● THE TASK
Write out again, exactly as they appear, the lines from the line with "Clone this diagram in TikZ." through the line with "(dsplbl) at (445,488)". Do not include any pictures.

● EXERCISE INPUTS
= = = = = = =

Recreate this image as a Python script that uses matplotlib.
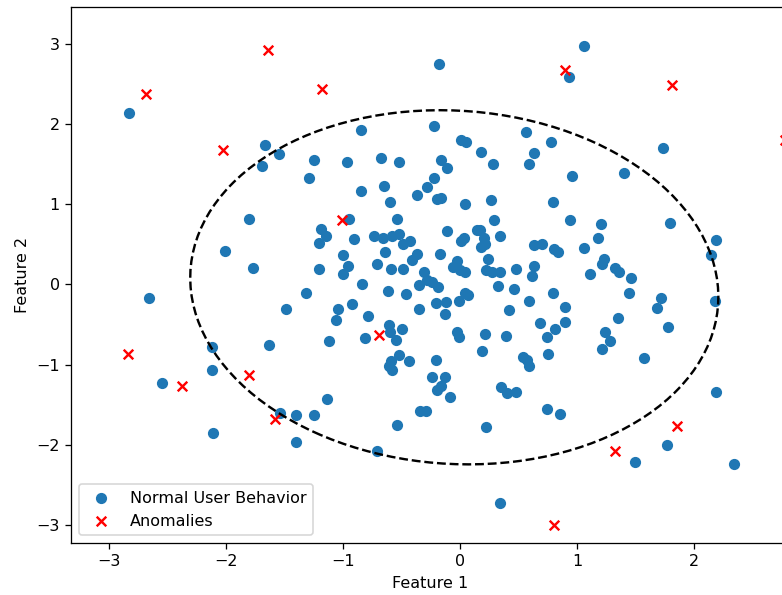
import matplotlib
matplotlib.use("Agg")
from matplotlib import pyplot as plt
from matplotlib.patches import Ellipse

# normal points
normal_x = [-2.83, -1.67, -1.55, -1.69, -0.85, -1.25, -0.97, -0.68, -0.52, -1.29,
            -0.18, 1.06, 0.93, -0.22, 0.01, 0.05, 0.18, 0.28, 0.56, 0.78,
            0.63, 0.59, 0.96, -0.16, -0.11, -0.22, 1.73, 1.40,
            -2.01, -2.66, -2.12, -2.12,
            -0.85, -0.65, -0.37, -0.28, -0.60, -1.80, -0.95, -1.19, -1.15, -1.21,
            -0.54, -0.91, -0.74, -0.66, -0.58, -0.52, -0.49, -0.43, -0.64, -0.37,
            -0.41, -1.00, -1.77, -1.21, -0.96, -1.00, -0.71, -0.59, -0.49, -0.31,
            -0.84, -0.35, -0.28, -1.32, -0.62, -0.46, -1.49, -0.92, -1.04, -1.06,
            -0.79, -0.35, -0.61, -0.60, -0.50, -0.55, -0.81, -1.12, -1.63, -0.52,
            -0.44, -0.59, -0.61, -0.58,
            -0.20, -0.16, 0.04, 0.26, 0.79, 0.29, 0.94, 1.20, -0.11, 0.14,
            0.17, 0.03, 0.01, 0.20, 0.21, 0.18, 0.34, 0.63, 0.70, 0.80,
            0.84, 1.06, 1.18, -0.17, -0.03, -0.06, 0.00, 0.04, 0.24, 0.22,
            0.27, 0.34, 0.48, 0.63, 0.61, 1.11, 1.23, 1.21, -0.24, -0.19,
            0.32, 0.46, 0.04, 0.07, -0.01, -0.21, -0.12, -0.13, 0.59, 0.79,
            0.42, 0.90, 0.90, 0.68, 0.81, 0.74, -0.03, -0.01, 0.21, 0.39,
            0.19, 1.24, 1.28, 1.21, 0.54, 0.57, 0.59, 0.75, -0.21,
            1.79, 2.19, 2.14, 1.32, 1.36, 1.46, 1.44, 1.72, 1.68, 2.18,
            1.35, 1.78, 1.57,
            -2.55, -2.11,
            -1.14, -1.54, -1.40, -1.25, -1.40, -0.71, -0.54, -0.34, -0.29,
            -0.24, -0.13, -0.20, -0.16, -0.09, 0.35, 0.40, 0.48, 0.74, 0.85,
            0.22, 0.34,
            2.19, 1.77, 1.49, 2.34]
normal_y = [2.14, 1.74, 1.62, 1.48, 1.93, 1.55, 1.53, 1.58, 1.53, 1.32,
            2.74, 2.97, 2.59, 1.97, 1.80, 1.77, 1.65, 1.50, 1.90, 1.78,
            1.64, 1.50, 1.35, 1.55, 1.45, 1.32, 1.70, 1.39,
            0.42, -0.17, -0.78, -1.07,
            1.16, 1.23, 1.11, 1.22, 1.03, 0.82, 0.81, 0.69, 0.60, 0.52,
            0.82, 0.57, 0.60, 0.58, 0.60, 0.63, 0.50, 0.54, 0.41, 0.38,
            0.31, 0.37, 0.21, 0.19, 0.23, 0.13, 0.25, 0.19, 0.19, 0.16,
            0.01, -0.01, 0.06, -0.10, -0.08, -0.12, -0.30, -0.24, -0.30, -0.44,
            -0.39, -0.31, -0.51, -0.59, -0.55, -0.69, -0.67, -0.70, -0.75, -0.88,
            -0.95, -0.95, -1.02, -1.06,
            1.06, 1.08, 1.00, 1.05, 1.03, 0.80, 0.80, 0.75, 0.67, 0.68,
            0.68, 0.58, 0.54, 0.58, 0.51, 0.47, 0.60, 0.49, 0.51, 0.44,
            0.41, 0.45, 0.58, 0.38, 0.29, 0.22, 0.18, 0.15, 0.32, 0.18,
            0.15, 0.15, 0.19, 0.23, 0.11, 0.13, 0.32, 0.25, 0.03, -0.03,
            -0.02, -0.06, -0.11, -0.13, -0.20, -0.23, -0.22, -0.37, -0.20, -0.11,
            -0.32, -0.28, -0.47, -0.48, -0.55, -0.65, -0.59, -0.65, -0.62, -0.64,
            -0.83, -0.59, -0.71, -0.80, -0.90, -0.94, -1.02, -0.87, -0.94,
            0.77, 0.55, 0.37, 0.20, 0.16, 0.08, -0.11, -0.17, -0.29, -0.20,
            -0.42, -0.53, -0.92,
            -1.23, -1.85,
            -1.43, -1.60, -1.62, -1.63, -1.96, -2.07, -1.75, -1.57, -1.57,
            -1.15, -1.15, -1.31, -1.27, -1.40, -1.28, -1.35, -1.34, -1.55, -1.61,
            -1.78, -2.72,
            -1.34, -2.00, -2.21, -2.24]

# anomalies
anomaly_x = [-2.68, -2.03, -1.64, -1.18, 0.90, 1.81, 2.78, -1.01,
             -0.69, -2.84, -2.38, -1.80, -1.58, 0.80, 1.85, 1.32]
anomaly_y = [2.37, 1.68, 2.92, 2.43, 2.67, 2.48, 1.80, 0.80,
             -0.63, -0.86, -1.26, -1.13, -1.67, -3.00, -1.76, -2.08]

# boundary ellipse
center = (-0.05, -0.035)
width, height, angle = 4.59, 4.33, -33.5


def main():
    # the reference looks like a slightly upscaled render, so use dpi 115
    dpi = 115
    fig = plt.figure(figsize=(782 / dpi, 595 / dpi), dpi=dpi)
    # axes run past the right edge, like the cropped reference
    ax = fig.add_axes([71 / 782, 52 / 595, 718 / 782, 536 / 595])

    ax.scatter(normal_x, normal_y, label="Normal User Behavior")
    ax.scatter(anomaly_x, anomaly_y, color="red", marker="x", label="Anomalies")

    ell = Ellipse(center, width, height, angle=angle, fill=False,
                  edgecolor="black", linestyle="--", linewidth=1.5)
    ax.add_patch(ell)

    ax.set_xlim(-3.325, 2.81)
    ax.set_ylim(-3.22, 3.456)
    ax.set_xlabel("Feature 1")
    ax.set_ylabel("Feature 2")
    ax.legend(loc="lower left")

    fig.savefig("out.png", dpi=dpi)


if __name__ == '__main__':
    main()
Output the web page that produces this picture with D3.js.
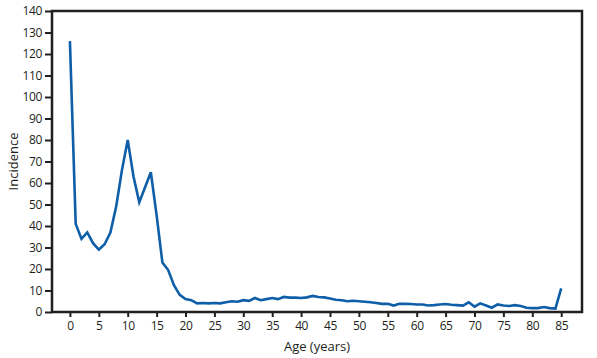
<!DOCTYPE html>
<html><head><meta charset="utf-8">
<script src="https://cdn.jsdelivr.net/npm/d3@7/dist/d3.min.js"></script>
<style>body{margin:0;background:#fff}svg{display:block}text{font-family:"Open Sans",sans-serif;fill:#231f20}</style>
</head><body><svg id="c" width="597" height="358"></svg>
<script>
const ages = d3.range(0, 86);
const incidence = [126,41,34,37,32,29,31.5,37,49,66,80,63,51,58,65,45,23,19.5,12.5,8,
6,5.5,4,4.2,4,4.2,4,4.5,5,4.8,5.5,5.2,6.5,5.5,6,6.5,6,7,6.7,6.7,
6.5,6.8,7.5,7,6.8,6.3,5.7,5.5,5,5.2,5,4.8,4.5,4.2,3.8,3.8,3,3.8,3.8,3.7,
3.5,3.5,3,3.2,3.5,3.7,3.4,3.2,3,4.5,2.5,4,3,2,3.5,3,2.8,3.2,2.8,2,
1.8,1.8,2.3,1.8,1.6,11];
const xTicks = d3.range(0, 90, 5);
const yTicks = d3.range(0, 150, 10);

const svg = d3.select("#c");
const L = 52, R = 582, T = 11, B = 312;
const x = d3.scaleLinear().domain([-3.1, 88.6]).range([L, R]);
const y = d3.scaleLinear().domain([0, 140]).range([B, T]);

const yAx = svg.append("g").attr("transform", `translate(${L},0)`)
  .call(d3.axisLeft(y).tickValues(yTicks).tickSize(7).tickPadding(3).tickSizeOuter(0));
const xAx = svg.append("g").attr("transform", `translate(0,${B})`)
  .call(d3.axisBottom(x).tickValues(xTicks).tickSize(5).tickPadding(4).tickSizeOuter(0));
[yAx, xAx].forEach(g => {
  g.select(".domain").remove();
  g.selectAll(".tick line").attr("stroke", "#231f20").attr("stroke-width", 2);
  g.selectAll(".tick text").style("font-size", "12px").attr("fill", "#231f20")
   .style("font-family", '"Open Sans",sans-serif').style("letter-spacing", "-0.4px");
});

svg.append("rect").attr("x", L).attr("y", T).attr("width", R - L).attr("height", B - T)
  .attr("fill", "none").attr("stroke", "#231f20").attr("stroke-width", 2.5);

const line = d3.line().x((d, i) => x(ages[i])).y(d => y(d));
svg.append("path").datum(incidence).attr("d", line)
  .attr("fill", "none").attr("stroke", "#0e5ea8").attr("stroke-width", 2.6)
  .attr("stroke-linejoin", "miter");

svg.append("text").attr("x", (L + R) / 2).attr("y", 351).attr("text-anchor", "middle")
  .style("font-size", "13px").text("Age (years)");
svg.append("text").attr("transform", `translate(18,${(T + B) / 2}) rotate(-90)`)
  .attr("text-anchor", "middle").style("font-size", "13px").text("Incidence");
</script></body></html>
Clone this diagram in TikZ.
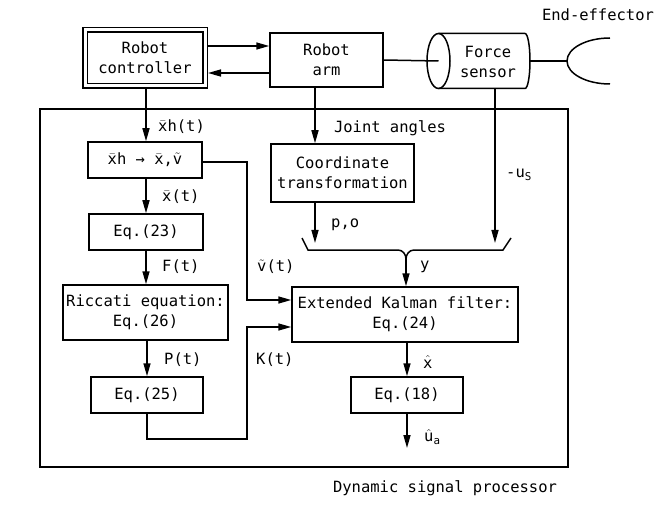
\documentclass[tikz,border=0pt]{standalone}
\usepackage{fontspec}
\setmainfont{DejaVu Sans Mono}
\usetikzlibrary{arrows.meta}
\newcommand\mxbar{$\bar{\hbox{x}}$}
\newcommand\mvtil{$\tilde{\hbox{v}}$}
\newcommand\mxhat{$\hat{\hbox{x}}$}
\newcommand\muhat{$\hat{\hbox{u}}$}
\begin{document}
\begin{tikzpicture}[x=1pt,y=-1pt,
  every node/.style={font=\fontsize{15.5}{20}\selectfont},
  box/.style={draw, line width=1.5pt, inner sep=0pt, align=center},
  lbl/.style={inner sep=0pt, anchor=west},
  arr/.style={-{Triangle[length=13pt,width=7pt]}, line width=1.5pt},
  ln/.style={line width=1.5pt}]
\useasboundingbox (0,0) rectangle (670,516);

% top row
\node[box, double, double distance=3pt, minimum width=120pt, minimum height=56pt, outer sep=3pt] (ctrl) at (145,58) {Robot\\controller};
\node[box, minimum width=113pt, minimum height=54pt] (arm) at (326.5,60) {Robot\\arm};

% force sensor cylinder
\coordinate (fsL) at (438.5,61);
\coordinate (fsR) at (530,61);
\draw[ln] (fsL) ellipse [x radius=11.5pt, y radius=27.5pt];
\draw[ln] (438.5,33.5) -- (525,33.5) arc [start angle=90, end angle=-90, x radius=5pt, y radius=27.5pt] -- (438.5,88.5);
\node (fs) at (488,62) [align=center] {Force\\sensor};
\coordinate (fsB) at (495,88.5);

% end-effector
\coordinate (ee) at (567,61);
\draw[ln] (610,38) arc [start angle=90, end angle=270, x radius=43pt, y radius=23pt];
\node (eelbl) at (598,15) {End-effector};

\draw[ln] (arm.east) -- (fsL);
\draw[ln] (fsR) -- (ee);

\draw[arr] ([yshift=12pt]ctrl.east) -- ([yshift=12pt]ctrl.east -| arm.west);
\draw[arr] ([yshift=-13pt]arm.west) -- ([yshift=-13pt]arm.west -| ctrl.east);

% dynamic signal processor
\node[box, minimum width=528pt, minimum height=358pt] (dsp) at (304,288) {};
\node (dsplbl) at (445,488) {Dynamic signal processor};

% left column
\node[box, minimum width=114pt, minimum height=36pt] (b1) at (145,160) {\mxbar h → \mxbar,\mvtil};
\node[box, minimum width=114pt, minimum height=36pt] (eq23) at (146,232) {Eq.(23)};
\node[box, minimum width=165pt, minimum height=55pt] (ric) at (145.5,312.5) {Riccati equation:\\Eq.(26)};
\node[box, minimum width=112pt, minimum height=36pt] (eq25) at (147,395) {Eq.(25)};

% right column
\node[box, minimum width=143pt, minimum height=58pt] (coord) at (342.5,173) {Coordinate\\transformation};
\node[box, minimum width=226pt, minimum height=55pt] (ekf) at (405,314.5) {Extended Kalman filter:\\Eq.(24)};
\node[box, minimum width=112pt, minimum height=36pt] (eq18) at (407,395) {Eq.(18)};

% left arrows
\draw[arr] (ctrl.south -| 146,0) -- (b1.north -| 146,0);
\node[lbl] (l1) at (158,127) {\mxbar h(t)};
\draw[arr] (b1.south -| 146,0) -- (eq23.north -| 146,0);
\node[lbl] (l2) at (162,197) {\mxbar(t)};
\draw[arr] (eq23.south -| 146,0) -- (ric.north -| 146,0);
\node[lbl] (l3) at (162,267) {F(t)};
\draw[arr] (ric.south -| 147,0) -- (eq25.north -| 147,0);
\node[lbl] (l4) at (164,360) {P(t)};

% feedback to EKF
\coordinate (vA) at (247,162);
\coordinate (vB) at (247,300);
\draw[arr] (b1.east |- vA) -- (vA) -- (vB) -- (vB -| ekf.west);
\node[lbl] (l5) at (257,267) {\mvtil(t)};
\coordinate (kA) at (147,439);
\coordinate (kB) at (247,439);
\coordinate (kC) at (247,327);
\draw[arr] (eq25.south) -- (kA) -- (kB) -- (kC) -- (kC -| ekf.west);
\node[lbl] (l6) at (256,360) {K(t)};

% right arrows
\draw[arr] (arm.south -| 315,0) -- (coord.north -| 315,0);
\node (ja) at (390,128) {Joint angles};
\coordinate (po) at (315,243);
\draw[arr] (coord.south -| 315,0) -- (po);
\node[lbl] (l7) at (331,225) {p,o};
\coordinate (us) at (495,243);
\draw[arr] (fsB) -- (us);
\node[lbl] (l8) at (506,175) {-u\textsubscript{S}};

% merge bracket
\coordinate (m0) at (406,259);
\draw[ln] (302,238) -- (308,250) -- (398,250) to[out=0,in=90] (m0);
\draw[ln] (511,238) -- (503,250) -- (414,250) to[out=180,in=90] (m0);
\draw[arr] (m0) -- (ekf.north -| m0);
\node[lbl] (l9) at (420,267) {y};

\draw[arr] (ekf.south -| 407,0) -- (eq18.north);
\node[lbl] (l10) at (423,362) {\mxhat};
\coordinate (ua) at (407,448);
\draw[arr] (eq18.south) -- (ua);
\node[lbl] (l11) at (424,437) {\muhat\textsubscript{a}};
\end{tikzpicture}
\end{document}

= = = = = = =

● PROBLEM SOLUTION
Clone this diagram in TikZ.
\documentclass[tikz,border=0pt]{standalone}
\usepackage{fontspec}
\setmainfont{DejaVu Sans Mono}
\usetikzlibrary{arrows.meta}
\newcommand\mxbar{$\bar{\hbox{x}}$}
\newcommand\mvtil{$\tilde{\hbox{v}}$}
\newcommand\mxhat{$\hat{\hbox{x}}$}
\newcommand\muhat{$\hat{\hbox{u}}$}
\begin{document}
\begin{tikzpicture}[x=1pt,y=-1pt,
  every node/.style={font=\fontsize{15.5}{20}\selectfont},
  box/.style={draw, line width=1.5pt, inner sep=0pt, align=center},
  lbl/.style={inner sep=0pt, anchor=west},
  arr/.style={-{Triangle[length=13pt,width=7pt]}, line width=1.5pt},
  ln/.style={line width=1.5pt}]
\useasboundingbox (0,0) rectangle (670,516);

% top row
\node[box, double, double distance=3pt, minimum width=120pt, minimum height=56pt, outer sep=3pt] (ctrl) at (145,58) {Robot\\controller};
\node[box, minimum width=113pt, minimum height=54pt] (arm) at (326.5,60) {Robot\\arm};

% force sensor cylinder
\coordinate (fsL) at (438.5,61);
\coordinate (fsR) at (530,61);
\draw[ln] (fsL) ellipse [x radius=11.5pt, y radius=27.5pt];
\draw[ln] (438.5,33.5) -- (525,33.5) arc [start angle=90, end angle=-90, x radius=5pt, y radius=27.5pt] -- (438.5,88.5);
\node (fs) at (488,62) [align=center] {Force\\sensor};
\coordinate (fsB) at (495,88.5);

% end-effector
\coordinate (ee) at (567,61);
\draw[ln] (610,38) arc [start angle=90, end angle=270, x radius=43pt, y radius=23pt];
\node (eelbl) at (598,15) {End-effector};

\draw[ln] (arm.east) -- (fsL);
\draw[ln] (fsR) -- (ee);

\draw[arr] ([yshift=12pt]ctrl.east) -- ([yshift=12pt]ctrl.east -| arm.west);
\draw[arr] ([yshift=-13pt]arm.west) -- ([yshift=-13pt]arm.west -| ctrl.east);

% dynamic signal processor
\node[box, minimum width=528pt, minimum height=358pt] (dsp) at (304,288) {};
\node (dsplbl) at (445,488) {Dynamic signal processor};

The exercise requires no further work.